Young Eve is with her father (David Castañeda) when a squad of killers, led by The Chancellor (Gabriel Byrne), breaks in, bent on killing him. He gets Eve out, but is fatally wounded. She is sent to Ruska Roma, where she is taken in by The Director (Anjelica Huston) and trained. She grows into a young woman (Ana de Armas), learns ballet, firearms, and hand-to-hand combat, until she is finally ready to go out in the field.
After a job, she finds a man with an "X" scar on his wrist, a mark she recognizes from the men who killed her father. She asks The Director for more information, but is told that they are a dangerous group, and that a truce has been in place for centuries.
The truce must not be broken. Even so, Eve is determined to have her revenge, and — thanks to a tip from Winston (Ian McShane) at the Continental — traces The Chancellor to a deadly headquarters in a small snowy village.

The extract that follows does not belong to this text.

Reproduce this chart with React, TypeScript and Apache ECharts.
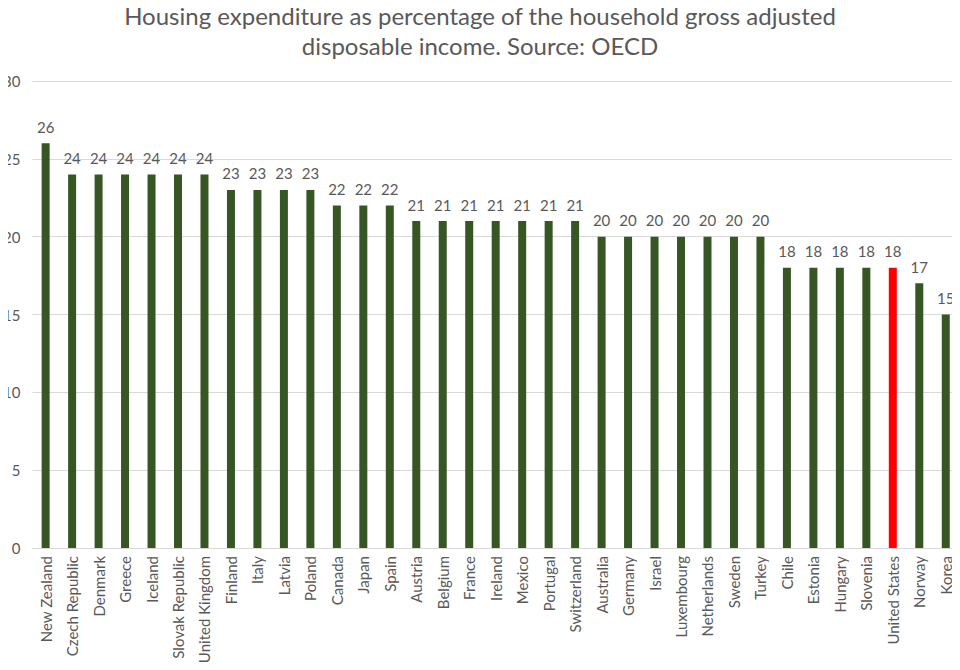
import React, { useEffect, useRef } from "react";
import * as echarts from "echarts";

const countries = [
  "New Zealand", "Czech Republic", "Denmark", "Greece", "Iceland", "Slovak Republic",
  "United Kingdom", "Finland", "Italy", "Latvia", "Poland", "Canada", "Japan", "Spain",
  "Austria", "Belgium", "France", "Ireland", "Mexico", "Portugal", "Switzerland",
  "Australia", "Germany", "Israel", "Luxembourg", "Netherlands", "Sweden", "Turkey",
  "Chile", "Estonia", "Hungary", "Slovenia", "United States", "Norway", "Korea",
];
const values = [
  26, 24, 24, 24, 24, 24, 24, 23, 23, 23, 23, 22, 22, 22, 21, 21, 21, 21, 21, 21, 21,
  20, 20, 20, 20, 20, 20, 20, 18, 18, 18, 18, 18, 17, 15,
];
const highlighted = "United States";
const titleText =
  "Housing expenditure as percentage of the household gross adjusted\ndisposable income. Source: OECD";

const GREEN = "#375623";
const RED = "#ff0000";
const TEXT = "#595959";
const FONT = "Lato, 'Open Sans', sans-serif";

export default function App() {
  const ref = useRef<HTMLDivElement>(null);
  useEffect(() => {
    if (!ref.current) return;
    const chart = echarts.init(ref.current, null, { renderer: "svg" });
    chart.setOption({
      animation: false,
      backgroundColor: "#ffffff",
      title: {
        text: titleText,
        left: "center",
        top: 0,
        padding: 0,
        textStyle: {
          fontFamily: FONT,
          fontSize: 24,
          fontWeight: "normal",
          color: TEXT,
          lineHeight: 30,
        },
      },
      grid: { left: 32, right: 1, top: 81, bottom: 122, containLabel: false },
      xAxis: {
        type: "category",
        data: countries,
        axisLine: { show: true, lineStyle: { color: "#d9d9d9" } },
        axisTick: { show: false },
        axisLabel: {
          rotate: 90,
          interval: 0,
          color: TEXT,
          fontFamily: FONT,
          fontSize: 15,
          margin: 8,
        },
      },
      yAxis: {
        type: "value",
        min: 0,
        max: 30,
        interval: 5,
        axisLine: { show: false },
        axisTick: { show: false },
        splitLine: { lineStyle: { color: "#d9d9d9", width: 1 } },
        axisLabel: { color: TEXT, fontFamily: FONT, fontSize: 15, margin: 12 },
      },
      series: [
        {
          type: "bar",
          barWidth: 8,
          data: values.map((v, i) => ({
            value: v,
            itemStyle: { color: countries[i] === highlighted ? RED : GREEN },
          })),
          label: {
            show: true,
            position: "top",
            distance: 9,
            color: TEXT,
            fontFamily: FONT,
            fontSize: 15,
          },
        },
      ],
    });
    return () => chart.dispose();
  }, []);
  return <div ref={ref} style={{ width: 960, height: 670, margin: -8 }} />;
}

In order to prevent an all-out war, The Director has no choice but to send her best: John Wick (Keanu Reeves).
Ballerina is the fifth in the John Wick series, apparently set in and around the events of John Wick: Chapter 3 – Parabellum, which explains the return of Reeves in a supporting role. But de Armas is the star, and she owns every second of it.

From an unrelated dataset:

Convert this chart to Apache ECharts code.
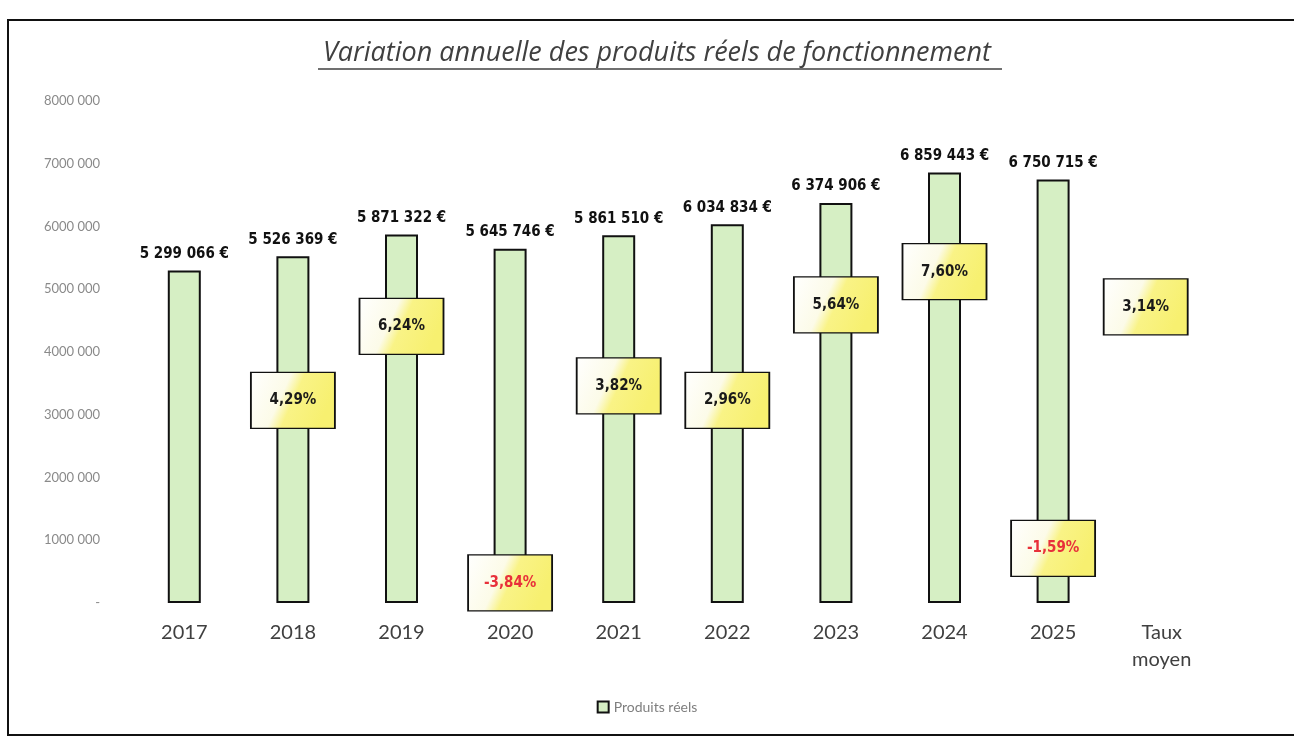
<!DOCTYPE html>
<html>
<head>
<meta charset="utf-8">
<script src="https://cdn.jsdelivr.net/npm/echarts@6/dist/echarts.min.js"></script>
<style>
html,body{margin:0;padding:0;background:#fff;}
#main{width:1294px;height:737px;}
</style>
</head>
<body>
<div id="main"></div>
<script>
// données
var categories=['2017','2018','2019','2020','2021','2022','2023','2024','2025','Taux\nmoyen'];
var produits=[5299066,5526369,5871322,5645746,5861510,6034834,6374906,6859443,6750715,null];
var taux=[null,'4,29%','6,24%','-3,84%','3,82%','2,96%','5,64%','7,60%','-1,59%','3,14%'];
// hauteur (en unités de l'axe) où sont posées les étiquettes de taux
var tauxNiveau=[null,3230000,4410000,320000,3460000,3230000,4750000,5280000,870000,4720000];

function fmtEuro(v){
    return String(v).replace(/\B(?=(\d{3})+(?!\d))/g,' ')+' €';
}
function fmtAxis(v){
    if(v===0) return '-';
    var s=String(v);
    return s.slice(0,s.length-3)+' '+s.slice(-3);
}

var chart=echarts.init(document.getElementById('main'));
var narrow="'Liberation Sans Narrow','DejaVu Sans Condensed',sans-serif";

var tauxData=taux.map(function(t,i){
    if(t===null) return null;
    var d={
        value:[categories[i],tauxNiveau[i]],
        label:{color:t.charAt(0)==='-'?'#e8303a':'#1a1a1a'}
    };
    if(i===categories.length-1) d.symbolOffset=[-16,0];
    return d;
});

var option={
    backgroundColor:'#fff',
    animation:false,
    title:{
        text:'Variation annuelle des produits réels de fonctionnement',
        left:318,
        top:35,
        textStyle:{fontFamily:'Open Sans',fontStyle:'italic',fontWeight:'normal',fontSize:27,color:'#404040'}
    },
    legend:{
        bottom:18,
        left:'center',
        data:[{name:'Produits réels',icon:'rect'}],
        itemWidth:11,
        itemHeight:11,
        itemGap:4,
        itemStyle:{borderWidth:2,borderColor:'#111'},
        textStyle:{fontFamily:'Lato',fontSize:14,color:'#7f7f7f'}
    },
    grid:{left:130,right:78,top:101,bottom:134},
    xAxis:{
        type:'category',
        data:categories,
        axisLine:{show:false},
        axisTick:{show:false},
        axisLabel:{fontFamily:'Lato',fontSize:20,color:'#404040',margin:16,lineHeight:27}
    },
    yAxis:{
        type:'value',
        min:0,
        max:8000000,
        interval:1000000,
        splitLine:{show:false},
        axisLine:{show:false},
        axisTick:{show:false},
        axisLabel:{fontFamily:'Lato',fontSize:13,color:'#8a8a8a',margin:30,formatter:fmtAxis}
    },
    graphic:[
        {type:'rect',shape:{x:8,y:20,width:1300,height:715},style:{fill:'none',stroke:'#111',lineWidth:2}},
        {type:'line',shape:{x1:318,y1:69,x2:1002,y2:69},style:{stroke:'#404040',lineWidth:1.5}}
    ],
    series:[
        {
            name:'Produits réels',
            type:'bar',
            data:produits,
            barWidth:33,
            itemStyle:{color:'#d6efc4',borderColor:'#111',borderWidth:2},
            label:{
                show:true,
                position:'top',
                distance:9,
                formatter:function(p){return fmtEuro(p.value);},
                fontFamily:narrow,
                fontWeight:'bold',
                fontSize:15,
                color:'#111'
            }
        },
        {
            name:'Taux',
            type:'scatter',
            data:tauxData,
            symbol:'rect',
            symbolSize:[84,56],
            z:5,
            itemStyle:{
                opacity:1,
                borderColor:'#111',
                borderWidth:1.5,
                color:new echarts.graphic.LinearGradient(0,0,1,0.3,[
                    {offset:0,color:'#ffffff'},
                    {offset:0.45,color:'#fcfbe8'},
                    {offset:0.6,color:'#f9f386'},
                    {offset:1,color:'#f7f070'}
                ])
            },
            label:{
                show:true,
                position:'inside',
                formatter:function(p){return taux[p.dataIndex];},
                fontFamily:narrow,
                fontWeight:'bold',
                fontSize:15
            },
            emphasis:{disabled:true}
        }
    ]
};
chart.setOption(option);
</script>
</body>
</html>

After a job, she exits the scene, retrieving a selection of knives from several corpses, getting on an elevator, going back for one more knife, and then checking herself in the mirror, and mopping a bit of blood from her forehead before re-emerging in a nightclub below. She takes a beating here, but she shows she has serious grit.
Director Len Wiseman (Underworld and sequels) has never been the most reliable of action directors, but he seems to have learned something from the Wick playbook, and turns in his clearest, sharpest, most exciting work yet.
The movie spends a little too much time setting things up, when simply getting off to a bang — as in the original John Wick — would have been snappier, but once it gets going, it goes great guns.
The showdown in the little snowy village with its winding walkways and slippery surfaces provides many exciting moments, but perhaps none more so than a showdown between a flamethrower and a firehose, male and female energy meeting head-on.
The Director's instructions to Eve, "fight like a girl," become this movie's mighty mantra (and a cool closing theme song). Twirling and pirouetting, Ballerina is a most welcome addition to the Wickian universe.